Why should you define buyer personas? Well, we think it's the best way to deep dive into human pains and gains and map them into your value proposition.
Thanks to the content marketing boom, humans and their pains and gains are now the key drivers of companies’ marketing content. More and more, creating buyer personas is the starting point of every content strategy. And when companies commit to strategy, content and marketing actions help target specific audiences and drive more revenue.
It’s worth to note that marketing is just one area where it is critical to use buyer personas. Sales channels and customer experience development needs an understanding of the customer as well. In other words: Defining buyer personas is the starting point of every process which aims to generate growth.
In today’s content-fatigued, craving-a-personal-touch marketplace, a buyer persona works so much better than just segmenting your audience by demographic attributes. Instead of grouping buyers into buckets, a detailed buyer persona paints a picture of an individual buyer. Someone who could (and might) exist in real life.
What was once an exercise only practiced by large companies, is becoming increasingly useful for smaller online retailers. There are a few reasons for this. First, as the online space becomes more and more crowded, it’s becoming increasingly important to have ultra-targeted value propositions, content, ads and communication methods.
Additionally, the tools to target customers have been democratised to a point where everyone can create campaigns to target customers based on an ever-growing list of demographics and psychographics. You don’t need to do big segmentation exercises from your own data to start doing data-driven marketing and sales.
According to a study from Mark W. Schaefer, three to four buyer personas usually account for over 90% of a company’s sales.
Well, how to map those buyer personas then?
1. Learn from current Customer Data
Look at real data from current customers, or interview current customers.
Customer service and sales teams often have heaps of buyer data you can browse through. So interview your own experts.
If you have demographics and interest reports enabled in Google Analytics, you can pull insightful audience reports.
2. Carry out market research
When creating a buyer persona, you're essentially creating a personality that embodies a key segment of your audience - and the first step to accomplishing this is to conduct thorough research. To get an estimate of who your customers are, what they want, and what they're looking for, you might need to hold surveys and polls via your social media channels and look at your competitors to see how their customers interact with them online; this will help you gain a better understanding of who you're speaking to on your channels.
3. Check your site analytics
More data has been created in the last two years than in the whole previous history of the human race. That’s a lot of data. You can harness that data to strategically focus your marketing efforts and reach out to your customers in a valuable way.

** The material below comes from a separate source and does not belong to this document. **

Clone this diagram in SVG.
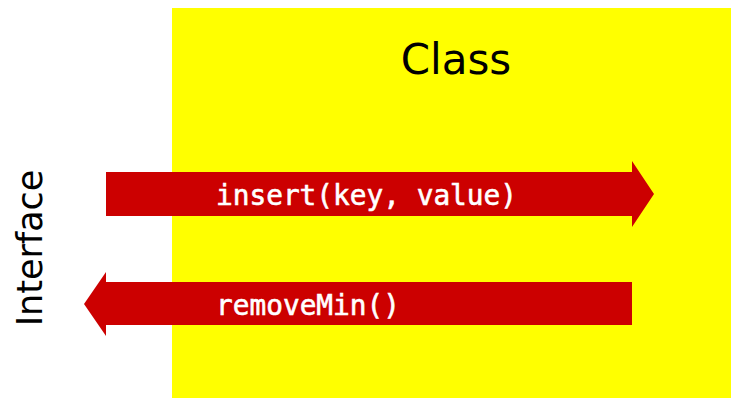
<svg xmlns="http://www.w3.org/2000/svg" width="731" height="398" viewBox="0 0 731 398">
<style>
.arrow{fill:#cc0000}
.mono{font-family:"DejaVu Sans Mono",monospace;font-size:28px;fill:#ffffff;stroke:#ffffff;stroke-width:0.6}
.sans{font-family:"DejaVu Sans",sans-serif;fill:#000000}
</style>
<rect x="0" y="0" width="731" height="398" fill="#ffffff"/>
<g id="class">
<rect x="172" y="8" width="559" height="390" fill="#ffff00"/>
<text class="sans" x="456" y="74" font-size="42" text-anchor="middle">Class</text>
</g>
<g id="interface">
<text class="sans" x="0" y="0" font-size="35" text-anchor="middle" transform="translate(42,248) rotate(-90)">Interface</text>
</g>
<g id="connectors">
<g id="insert">
<polygon class="arrow" points="106,172 632,172 632,161 654,194 632,227 632,216 106,216"/>
<text class="mono" x="216" y="205" textLength="301" lengthAdjust="spacingAndGlyphs">insert(key, value)</text>
</g>
<g id="removeMin">
<polygon class="arrow" points="632,282 632,325 106,325 106,336 84,304 106,272 106,282"/>
<text class="mono" x="216" y="315" textLength="184" lengthAdjust="spacingAndGlyphs">removeMin()</text>
</g>
</g>
</svg>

Inside your site analytics, you'll be able to see where your site visitors came from, the keywords they used to find you, and how long they stayed on site once they arrived. This type of data is essential to creating buyer personas as it shows the search terms that led your audience to your site, as well as the devices and platforms they used to get there.
4. Discover where your customers are hanging out
Put yourself in your customers’ shoes. Think of where they hang out online and in person. We’re talking forums, events, organisations – even the videos they watch on YouTube and comment on. Then, spend time there listening.
5. Most important: Talk both to your existing customers and the customers you aim to acquire
If you have limited time for creating buyer personas, start from this!
To understand your personas’ psychographics in depth, your best bet is to talk to both your existing customers and customers you want to have. The most effective way to do this research is to meet them face-to-face or pick up the phone and call them.
During an interview try to discuss real-life challenges or successes your persona has encountered. From actual situations, you get deeper insight about pains and how your persona has solved those. Consider every question and try to understand why your persona acted as she/he did. Human stories about challenges, successes, and customer jobs-to-be-done are key to clarify your value proposition.
6. Place both value proposition and buyer persona on the same canvas
Bring your company’s value proposition on the same page with buyer personas. This way you can see the coherent picture where your value proposition, position, touchpoints and channels line up with buyer persona’s pains, gains and customer jobs-to-be-done.
What to do next after you have defined the first buyer personas?
By mapping your business' customer journeys, you'll be able to pinpoint pain points and areas of success, both for your customers and within your organisation. Take a step towards creating an innovative customer experience that adds value to your business and feels valued by your customers.
We recommend that in order to prioritise growth development, it is wise to first create buyer personas and then move onto creating customer journey maps for those personas. Personas have a crucial role to play in the increasingly important discipline of customer journey mapping. Personas and journey maps together help shift companies’ focus from inside-out to outside-in. Personas describe in detail who your key customers are and why they feel the ways they do.
Personas are the starting point for a successful customer journey map. A customer journey explains what happens along the way, to whom, and how it happens – which is why you need to know who is embarking on the journey.